Research areas: Computing & Informatics, Software Engineering, Cyber Psychology

Staff conducting research: Dr Marios Angelopoulos, Professor Raian Ali, Professor Keith Phalp, Dr Jacqui Taylor

Background: Crowdsourcing can be defined as the practice of soliciting input from the general public. Crowdsourced systems incorporate devices provided by the public to opportunistically supplement their infrastructure. In crowdsourced systems, members of the general public permit the system to access and use the resources of their devices in return for an incentive; this can either be intrinsic (e.g. for social good) or extrinsic (e.g. receiving a service, a micropayment, etc).

However, the highly personal nature of devices like smartphones poses significant trust and privacy issues. Since crowdsourced systems are characterised by the network effect (their efficacy increases as the number of their users increases), such issues can hinder their adoption and development. In addition, the community has lacked a common understanding of which systems can be classified as crowdsourced systems and how such systems can be built following a trustworthy and transparent method.

BU researchers conducted a systematic survey of crowdsourcing research to extract and describe the taxonomy of features which characterise crowdsourcing. They analysed 652 papers, identifying 113 papers (72 academic and 41 from industry) as providing definitions on crowdsourcing. The paper detailed the methodology that was assumed in order to elicit the key features of the concept of crowdsourcing and the corresponding definition, which was adopted in the International Telecommunications Union (ITU-T) standard. The model identified the four fundamental constituents of crowdsourcing: the crowd, the crowdsourcer, the crowdsourced task, and the crowdsourcing platform, and formed the basis for the reference architecture for crowdsourced systems specified in the ITU-T standard.

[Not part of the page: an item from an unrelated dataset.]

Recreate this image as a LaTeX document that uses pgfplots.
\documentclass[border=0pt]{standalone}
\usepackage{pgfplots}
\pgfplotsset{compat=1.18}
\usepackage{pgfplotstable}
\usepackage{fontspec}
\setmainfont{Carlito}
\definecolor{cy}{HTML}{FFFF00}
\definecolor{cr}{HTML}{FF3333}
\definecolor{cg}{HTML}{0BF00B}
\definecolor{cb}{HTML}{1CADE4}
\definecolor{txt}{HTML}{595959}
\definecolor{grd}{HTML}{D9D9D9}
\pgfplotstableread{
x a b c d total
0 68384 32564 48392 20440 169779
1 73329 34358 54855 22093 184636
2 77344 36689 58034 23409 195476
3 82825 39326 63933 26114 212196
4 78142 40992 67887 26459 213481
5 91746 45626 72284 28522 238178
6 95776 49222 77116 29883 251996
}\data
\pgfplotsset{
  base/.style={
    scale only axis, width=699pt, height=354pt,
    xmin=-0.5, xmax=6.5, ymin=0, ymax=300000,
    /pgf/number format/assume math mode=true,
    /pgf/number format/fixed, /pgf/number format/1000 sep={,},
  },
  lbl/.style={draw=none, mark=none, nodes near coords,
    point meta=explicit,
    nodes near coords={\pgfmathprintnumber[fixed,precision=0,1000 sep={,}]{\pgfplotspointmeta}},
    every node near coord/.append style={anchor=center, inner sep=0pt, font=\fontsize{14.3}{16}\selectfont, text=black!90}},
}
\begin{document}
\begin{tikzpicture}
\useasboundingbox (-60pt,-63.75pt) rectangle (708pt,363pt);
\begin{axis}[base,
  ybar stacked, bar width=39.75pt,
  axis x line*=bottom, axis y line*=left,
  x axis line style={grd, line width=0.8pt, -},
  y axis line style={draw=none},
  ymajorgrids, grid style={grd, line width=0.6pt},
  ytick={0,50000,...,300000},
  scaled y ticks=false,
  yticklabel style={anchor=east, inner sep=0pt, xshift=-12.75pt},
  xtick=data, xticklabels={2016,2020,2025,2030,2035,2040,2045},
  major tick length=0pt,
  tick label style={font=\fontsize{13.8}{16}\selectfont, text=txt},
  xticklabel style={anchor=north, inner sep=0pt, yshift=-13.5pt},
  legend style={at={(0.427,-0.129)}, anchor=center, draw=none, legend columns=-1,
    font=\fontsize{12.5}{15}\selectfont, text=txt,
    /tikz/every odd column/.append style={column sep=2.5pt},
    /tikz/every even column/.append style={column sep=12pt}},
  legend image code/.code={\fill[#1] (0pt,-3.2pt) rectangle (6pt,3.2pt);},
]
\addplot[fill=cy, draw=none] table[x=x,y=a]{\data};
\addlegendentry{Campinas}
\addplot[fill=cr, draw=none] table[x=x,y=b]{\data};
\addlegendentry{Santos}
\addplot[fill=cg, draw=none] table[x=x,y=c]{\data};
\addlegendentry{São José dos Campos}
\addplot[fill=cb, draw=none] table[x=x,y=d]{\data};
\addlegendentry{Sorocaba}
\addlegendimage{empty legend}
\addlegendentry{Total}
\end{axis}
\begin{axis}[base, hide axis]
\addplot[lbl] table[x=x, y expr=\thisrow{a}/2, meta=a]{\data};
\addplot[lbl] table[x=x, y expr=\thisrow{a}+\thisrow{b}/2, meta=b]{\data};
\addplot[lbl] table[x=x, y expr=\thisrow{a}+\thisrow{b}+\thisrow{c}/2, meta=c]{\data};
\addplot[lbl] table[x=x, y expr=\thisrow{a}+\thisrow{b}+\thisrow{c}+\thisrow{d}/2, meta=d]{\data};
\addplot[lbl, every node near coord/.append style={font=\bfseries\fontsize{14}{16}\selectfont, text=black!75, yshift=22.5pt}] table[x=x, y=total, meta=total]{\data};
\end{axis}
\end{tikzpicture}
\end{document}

BU and European collaborators also assessed how crowdsourcing methods and tools can be used in designing systems (particularly in requirements engineering) and how these can be applied in industrial contexts. Dr Angelopoulos’ research underpinned the discussions within the ITU-T study group about implementation aspects of crowdsourced systems and corresponding use cases, and eventually helped shape the final text of the standard. These included architectural approaches for crowdsourced systems in a variety of applications, such as localised distributed computer infrastructure, crowd-enabled IoT systems and crowdsourced systems as enablers for citizen science.

The impact:

The International Telecommunications Union (ITU) is the United Nations’ special agency for information and communication technologies, with global membership including 193 member states, as well as some 900 companies, universities, international and regional organisations, and 20,000 industry professionals. Its recommendations act as an international standard and common point of reference globally to enable members to develop policies at a local or national level.

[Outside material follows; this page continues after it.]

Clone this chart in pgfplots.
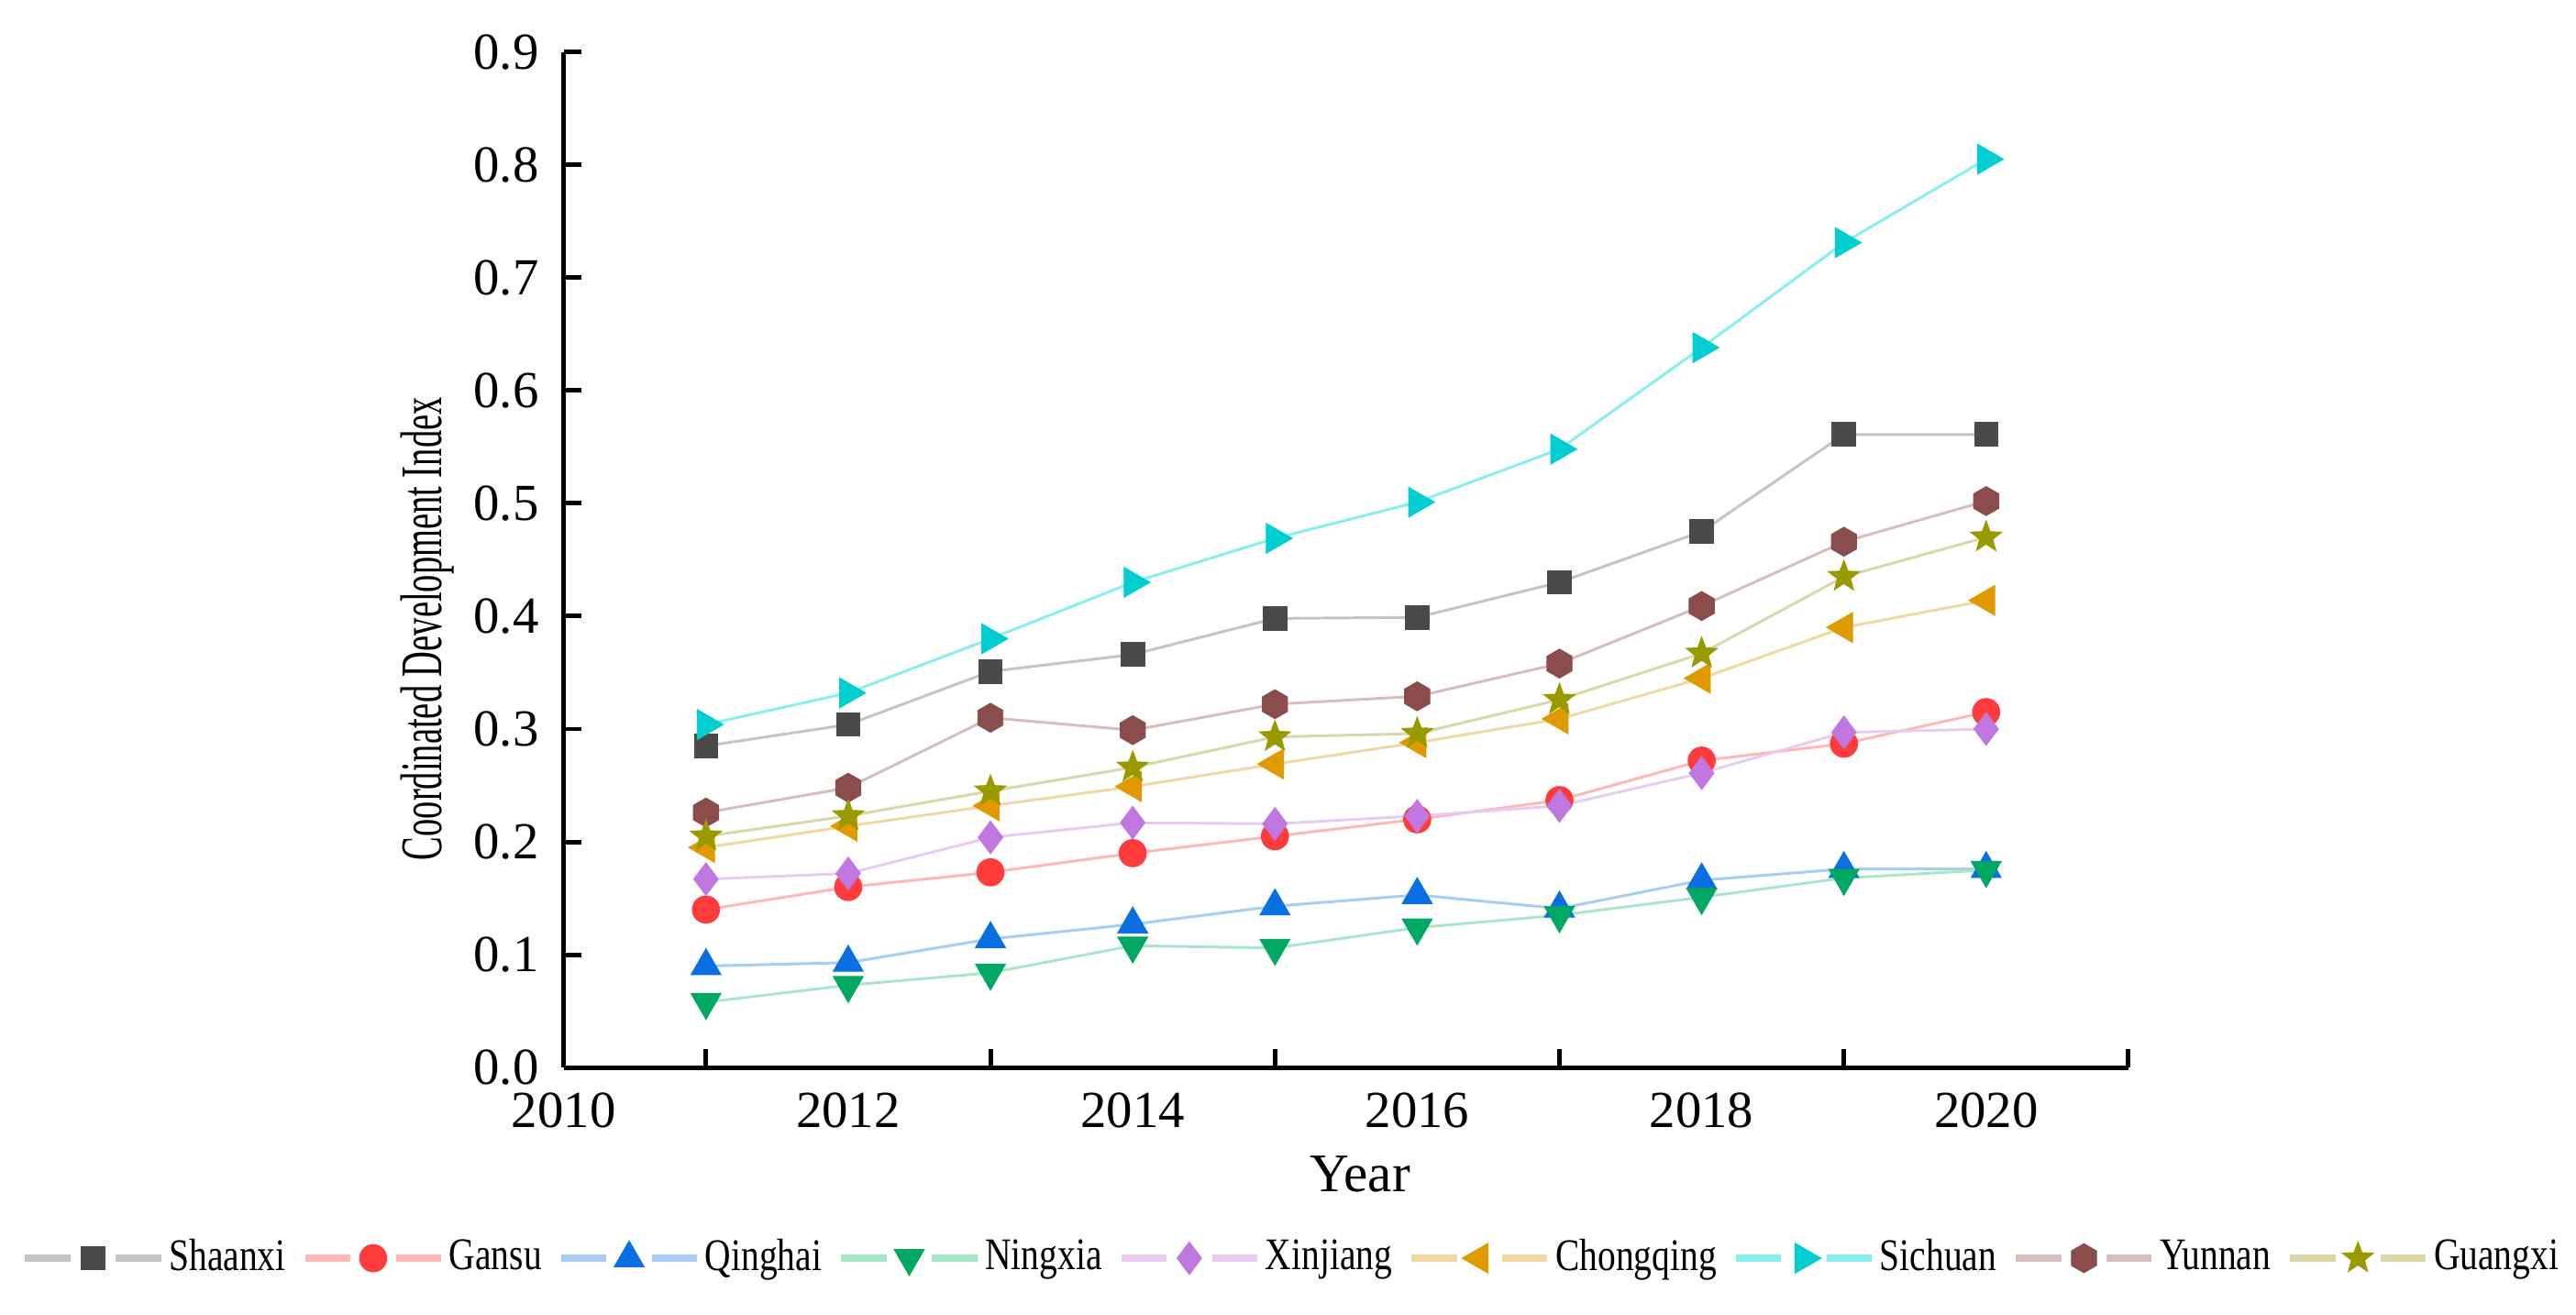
\documentclass[border=0pt]{standalone}
\usepackage{fontspec}
\setmainfont{Liberation Serif}
\newfontfamily\legfont{Liberation Serif}[FakeStretch=0.8]
\newfontfamily\ylabfont{Liberation Serif}[FakeStretch=0.6]
\usepackage{pgfplots}
\usepackage{pgfplotstable}
\pgfplotsset{compat=1.18}
\usetikzlibrary{plotmarks}

% filled five-point star and hexagon marks
\pgfdeclareplotmark{fstar}{%
  \pgfpathmoveto{\pgfpointpolar{90}{\pgfplotmarksize}}%
  \pgfpathlineto{\pgfpointpolar{126}{0.42\pgfplotmarksize}}%
  \pgfpathlineto{\pgfpointpolar{162}{\pgfplotmarksize}}%
  \pgfpathlineto{\pgfpointpolar{198}{0.42\pgfplotmarksize}}%
  \pgfpathlineto{\pgfpointpolar{234}{\pgfplotmarksize}}%
  \pgfpathlineto{\pgfpointpolar{270}{0.42\pgfplotmarksize}}%
  \pgfpathlineto{\pgfpointpolar{306}{\pgfplotmarksize}}%
  \pgfpathlineto{\pgfpointpolar{342}{0.42\pgfplotmarksize}}%
  \pgfpathlineto{\pgfpointpolar{18}{\pgfplotmarksize}}%
  \pgfpathlineto{\pgfpointpolar{54}{0.42\pgfplotmarksize}}%
  \pgfpathclose\pgfusepathqfillstroke}
\pgfdeclareplotmark{fhex}{%
  \pgfpathmoveto{\pgfpointpolar{90}{\pgfplotmarksize}}%
  \pgfpathlineto{\pgfpointpolar{150}{\pgfplotmarksize}}%
  \pgfpathlineto{\pgfpointpolar{210}{\pgfplotmarksize}}%
  \pgfpathlineto{\pgfpointpolar{270}{\pgfplotmarksize}}%
  \pgfpathlineto{\pgfpointpolar{330}{\pgfplotmarksize}}%
  \pgfpathlineto{\pgfpointpolar{30}{\pgfplotmarksize}}%
  \pgfpathclose\pgfusepathqfillstroke}

\definecolor{shM}{HTML}{4A4A4A}\definecolor{shL}{HTML}{C4C4C4}
\definecolor{gaM}{HTML}{FF3B3B}\definecolor{gaL}{HTML}{FFB8B8}
\definecolor{qiM}{HTML}{0A6FE0}\definecolor{qiL}{HTML}{A8CDF2}
\definecolor{niM}{HTML}{00A864}\definecolor{niL}{HTML}{A8E6C8}
\definecolor{xiM}{HTML}{C078E0}\definecolor{xiL}{HTML}{E6CCF2}
\definecolor{chM}{HTML}{E09A00}\definecolor{chL}{HTML}{F2D8A0}
\definecolor{siM}{HTML}{00CED1}\definecolor{siL}{HTML}{88EEEE}
\definecolor{yuM}{HTML}{8B4C4C}\definecolor{yuL}{HTML}{D8BDBD}
\definecolor{guM}{HTML}{999900}\definecolor{guL}{HTML}{D8D8A8}

\pgfplotstableread{
year Shaanxi Gansu Qinghai Ningxia Xinjiang Chongqing Sichuan Yunnan Guangxi
2011 0.285 0.140 0.090 0.058 0.167 0.195 0.304 0.226 0.205
2012 0.304 0.160 0.093 0.073 0.172 0.214 0.332 0.248 0.223
2013 0.351 0.173 0.114 0.084 0.204 0.232 0.380 0.310 0.245
2014 0.366 0.190 0.127 0.108 0.217 0.249 0.430 0.299 0.266
2015 0.398 0.205 0.143 0.106 0.216 0.269 0.469 0.322 0.293
2016 0.399 0.220 0.153 0.124 0.223 0.288 0.501 0.329 0.296
2017 0.430 0.237 0.141 0.135 0.232 0.309 0.548 0.358 0.326
2018 0.475 0.272 0.166 0.151 0.261 0.345 0.638 0.409 0.367
2019 0.561 0.287 0.176 0.168 0.297 0.390 0.731 0.466 0.435
2020 0.561 0.315 0.176 0.175 0.300 0.414 0.805 0.502 0.470
}\data

\begin{document}
\begin{tikzpicture}
\begin{axis}[
    width=12.148cm, height=7.886cm, scale only axis,
    xmin=2010, xmax=2021, ymin=0, ymax=0.9,
    axis x line*=bottom, axis y line*=left,
    axis line style={line width=1pt, -},
    tick align=inside, major tick length=4pt,
    tick style={line width=1pt, black},
    ytick={0,0.1,0.2,0.3,0.4,0.5,0.6,0.7,0.8,0.9},
    xtick={2011,2013,2015,2017,2019,2021}, xticklabels={},
    extra x ticks={2010,2012,2014,2016,2018,2020},
    extra x tick labels={2010,2012,2014,2016,2018,2020},
    extra x tick style={major tick length=0pt},
    /pgf/number format/assume math mode=true,
    ticklabel style={font=\fontsize{11.5}{12}\selectfont},
    yticklabel style={/pgf/number format/.cd, fixed, fixed zerofill, precision=1, /tikz/.cd, xshift=-2pt},
    xticklabel style={yshift=-2pt},
    xlabel={Year},
    xlabel style={font=\fontsize{12}{14}\selectfont, at={(axis description cs:0.509,-0.105)}, anchor=center},
    ylabel={\ylabfont Coordinated Development Index},
    ylabel style={font=\fontsize{13}{15}\selectfont, at={(axis description cs:-0.087,0.432)}, anchor=center},
    clip=false,
    every axis plot/.append style={line width=0.6pt},
    legend columns=9,
    legend image code/.code={
        \draw[line width=1.6pt] (0pt,0pt) -- (10pt,0pt) (20pt,0pt) -- (30pt,0pt);
        \draw plot coordinates {(15pt,0pt)};
    },
    legend style={draw=none, fill=none, at={(0,0)}, anchor=center, xshift=5.64cm, yshift=-1.48cm,
        font=\legfont\fontsize{10}{12}\selectfont, nodes={inner sep=0pt},
        /tikz/every odd column/.append style={column sep=1pt},
        /tikz/every even column/.append style={column sep=3.5pt}},
]
\addplot[color=shL, mark=square*, mark size=2.6pt, mark options={draw=shM, fill=shM, line width=0.2pt}] table[x=year, y=Shaanxi]{\data};
\addlegendentry{Shaanxi}
\addplot[color=gaL, mark=*, mark size=3pt, mark options={draw=gaM, fill=gaM, line width=0.2pt}] table[x=year, y=Gansu]{\data};
\addlegendentry{Gansu}
\addplot[color=qiL, mark=triangle*, mark size=3.8pt, mark options={draw=qiM, fill=qiM, line width=0.2pt}] table[x=year, y=Qinghai]{\data};
\addlegendentry{Qinghai}
\addplot[color=niL, mark=triangle*, mark size=3.8pt, mark options={draw=niM, fill=niM, line width=0.2pt, rotate=180}] table[x=year, y=Ningxia]{\data};
\addlegendentry{Ningxia}
\addplot[color=xiL, mark=diamond*, mark size=3.6pt, mark options={draw=xiM, fill=xiM, line width=0.2pt}] table[x=year, y=Xinjiang]{\data};
\addlegendentry{Xinjiang}
\addplot[color=chL, mark=triangle*, mark size=3.8pt, mark options={draw=chM, fill=chM, line width=0.2pt, rotate=90}] table[x=year, y=Chongqing]{\data};
\addlegendentry{Chongqing}
\addplot[color=siL, mark=triangle*, mark size=3.8pt, mark options={draw=siM, fill=siM, line width=0.2pt, rotate=-90}] table[x=year, y=Sichuan]{\data};
\addlegendentry{Sichuan}
\addplot[color=yuL, mark=fhex, mark size=3.2pt, mark options={draw=yuM, fill=yuM, line width=0.2pt}] table[x=year, y=Yunnan]{\data};
\addlegendentry{Yunnan}
\addplot[color=guL, mark=fstar, mark size=3.6pt, mark options={draw=guM, fill=guM, line width=0.2pt}] table[x=year, y=Guangxi]{\data};
\addlegendentry{Guangxi}
\end{axis}
\pgfresetboundingbox
\path (-4.377cm,-1.914cm) rectangle (15.623cm,8.289cm);
\end{tikzpicture}
\end{document}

The ITU accepted the definitions and reference architecture developed through BU research as the formal definitions for crowdsourced systems. Angelopoulos led the BU delegation for the recommendation throughout its lifetime, as part of ITU-T Study Group 20 (SG20), which develops recommendations in the field of Internet of Things (IoT) and smart cities and communities. The terms defined were accepted by the Standardisation Committee for the Vocabulary and form part of official ITU terminology, which acts as a reference point for the international community. The recommendation was formally ratified by the ITU in February 2019 during the SG20 meeting held in China

Defining processes and attributes, and producing a standardised framework for the ways in which such systems are developed, helps to increase their transparency and provides a guarantee with regards to privacy and cybersecurity issues. This, in turn, helps increase public trust towards crowdsourced systems and, consequently, promotes their use. By helping to provide this formal, standardised framework – accepted by the global community through the ITU – BU has delivered a foundation of common understanding that will facilitate the growth and further adoption of crowdsourced systems and reference architecture, as well as identifying and addressing relevant security, privacy and trust issues.